If we as leaders go about our business not being mindful of ourselves, others, and the environment, we are operating on assumptions that are not necessarily true. Whilst most of us don't deliberately ignore what is happening around us, or even within ourselves, our busy lives, deadlines and the inevitable see of emails , DMs and calls, make us so reactive, that we don't take time to consider the ramifications of our actions. This can manifest in us not managing ourselves well, the misunderstanding of others, and a failure to see the environment shifting and changing which it is inevitably doing.
However, if we get this right and we are mindful of ourselves, others, and the environment, then we maximise our potential, the potential of others and can navigate the environment to our advantage.
“When we get too caught up in the busyness of the world, we lose connection with one another – and ourselves.” According to Jack Kornfield. I believe we need a level of self-awareness in order to be able to be aware of others. It starts with us. We can all be busy for a reason, for a season, and life is like that, it has seasons. There are times where we do need to go beyond our normal capacity for work. But being mindful of our limitations, cognisant of our strengths, and being present, aware of our surroundings and our state of mind, enables us to operate at our potential best.
As it is with us, so it is with others. We should be mindful of our team, both as individuals and as a collective. This allows us to connect at an individual and group level, to leverage the collective potential of those we have authority over. There are inevitably those in authority over us as well. Our mindfulness should extend also to them, to serve them and help them achieve what is important to them.
Equally important are other stakeholders in our work or endeavours. Partnerships built on mutual respect, almost in a symbiotic relationship, are productive and sustainable. They lead to better commercial outcome. Matt Tenney wisely said, “The primary job of a leader is to serve, empower, and inspire greatness in others.” I think that describes it very well.

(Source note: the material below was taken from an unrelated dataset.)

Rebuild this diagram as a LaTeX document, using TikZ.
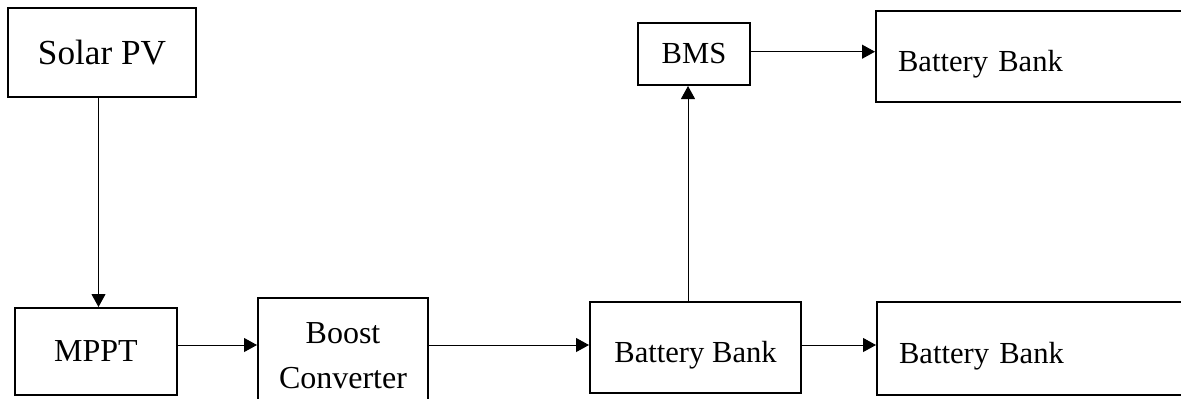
\documentclass[tikz,border=0pt]{standalone}
\usepackage{fontspec}
\setmainfont{Liberation Serif}
\usetikzlibrary{arrows.meta}
\begin{document}
\begin{tikzpicture}[x=0.5pt,y=-0.5pt,
  box/.style={draw,line width=1pt,inner sep=0pt,align=center,font=\fontsize{15.3}{22.5}\selectfont},
  bbtext/.style={text height=14.5pt,text depth=0pt},
  arr/.style={line width=0.5pt,-{Triangle[length=6.5pt,width=7pt]}}]
\useasboundingbox (0,0) rectangle (1181,398);
\clip (0,0) rectangle (1181,398);
\node[box,minimum width=94pt,minimum height=44.5pt,font=\fontsize{17.6}{22}\selectfont] (sol) at (102,52.5) {Solar PV};
\node[box,minimum width=81pt,minimum height=43.5pt,font=\fontsize{16}{22}\selectfont] (mppt) at (96,351.5) {MPPT};
\node[box,minimum width=85pt,minimum height=52pt,font=\fontsize{16}{22.5}\selectfont,text height=38.5pt] (boost) at (343,350) {Boost\\Converter};
\node[box,bbtext,minimum width=105.5pt,minimum height=45.5pt] (bb) at (695.5,347.5) {Battery Bank};
\node[box,minimum width=56pt,minimum height=31pt] (bms) at (694,54) {BMS};
\node[box,bbtext,anchor=west,minimum height=46.5pt,inner xsep=11pt,text width=135pt,align=left] (bbr) at (876,348.5) {Battery Bank};
\node[box,bbtext,anchor=west,minimum height=45.5pt,inner xsep=11pt,text width=135pt,align=left] (bbt) at (875,56.5) {Battery Bank};
\coordinate (row) at (0,345);
\coordinate (vx) at (688,0);
\coordinate (px) at (98.5,0);
\draw[arr] (sol.south -| px) -- (mppt.north -| px);
\draw[arr] (mppt.east |- row) -- (boost.west |- row);
\draw[arr] (boost.east |- row) -- (bb.west |- row);
\draw[arr] (bb.east |- row) -- (bbr.west |- row);
\draw[arr] (bb.north -| vx) -- (bms.south -| vx);
\draw[arr] (bms.east |- 0,51.7) -- (bbt.west |- 0,51.7);
\end{tikzpicture}
\end{document}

The mindful leader is also mindful of the environment they operate in. Especially as the environment is changing rapidly and is truly dynamic. Whilst that used to be an arguable variable, 2020 proved that change is often thrust upon us.
The saying, “today’s best will not meet tomorrows challenges’ has never been truer. Being mindful of trends, changes, and alternatives, and having a constant check on what's happening, internally and externally, allows us to recognise change. When the environment changes, the needs change which provides opportunities. Being mindful of our environment allows us to challenge the status quo in a way that is constructive given a dynamic environment. Something that is easy to say and incredibly hard to do, especially in larger organisations where defending the status quo has become a way of life for those wedded to old models. Never has it been truer to say that if you don't innovate, you'll die. Business models are failing faster than they ever have before and the digital revolution rolls on.
In this series we’ll be covering these three aspects of the Mindful Leader’s focus; Self, Others and the Operating Environment.
I'll leave the last word here to Amit Ray, a true leader in mindfulness who said, “Mindful leadership keeps you cool and energetic in any situation, so that you can make the best possible decisions.”